Whenever our program is no longer in use, we must free up the resources we no longer need.

//+------------------------------------------------------------------+
//| Expert deinitialization function                                 |
//+------------------------------------------------------------------+
void OnDeinit(const int reason)
  {
//--- Release the resources we used for our onnx model
   OnnxRelease(onnx_model);
//--- Release the expert advisor
   ExpertRemove();
  }

Finally, whenever we have changes in price levels, we will first obtain a prediction from our model. If we have no open positions, we will follow our model’s prediction and store a flag to represent our current open position. Otherwise, if we already have open positions, we will check if our model’s forecast is inline with our open positions, in the case that it is not, we will close our open positions.
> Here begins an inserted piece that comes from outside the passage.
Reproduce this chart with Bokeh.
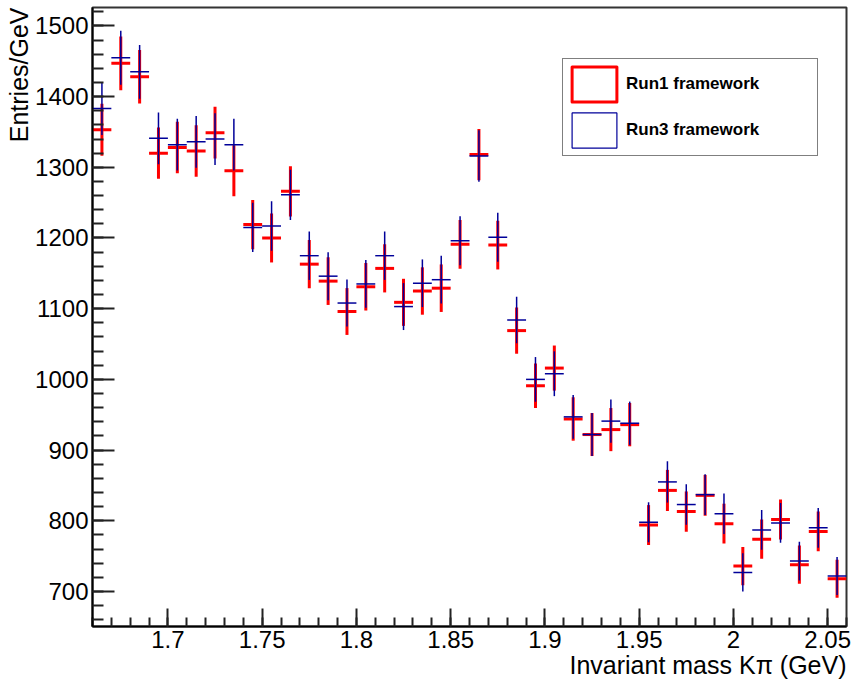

//+------------------------------------------------------------------+
//| Expert tick function                                             |
//+------------------------------------------------------------------+
void OnTick()
  {
      //--- Obtain a forecast from our model
      model_predict();
      
      //--- Check if we have any positions
      if(PositionsTotal() == 0)
         {
            //--- Reset the state of our system
            state = 0;
            
            //--- Check for an entry
            if(model_output[0] > iClose("USDJPY",PERIOD_CURRENT,0))
               {
                  Trade.Buy(0.3,"USDJPY",SymbolInfoDouble("USDJPY",SYMBOL_ASK),SymbolInfoDouble("USDJPY",SYMBOL_ASK)-2,SymbolInfoDouble("USDJPY",SYMBOL_ASK)+2,"USDJPY Bonds AI");
                  state = 1;
               }
            
             if(model_output[0] < iClose("USDJPY",PERIOD_CURRENT,0))
               {
                  Trade.Sell(0.3,"USDJPY",SymbolInfoDouble("USDJPY",SYMBOL_BID),SymbolInfoDouble("USDJPY",SYMBOL_ASK)+2,SymbolInfoDouble("USDJPY",SYMBOL_ASK)-2,"USDJPY Bonds AI");
                  state = 2;
               }
         }
         
      //--- Check for reversals
      if(state != prediction)
         {
            Alert("Reversal detected by the AI system!");
            Trade.PositionClose("USDJPY");
         }
  }
//+------------------------------------------------------------------+

Fig 24: Forward testing our program.

Fig 25: Our Expert Advisor can close positions automatically whenever it detects a reversal.

Conclusion

In this article, we have demonstrated how you can employ AI to give new life to a classic trading strategy. Whether our strategy is worth its complexity is debatable, we could’ve gotten lower accuracy levels using a simpler model. Therefore, we may reasonably conclude that unless more time is invested in transforming the features to better expose the relationship then we may be better off using a simpler strategy of just the ordinary market quotes.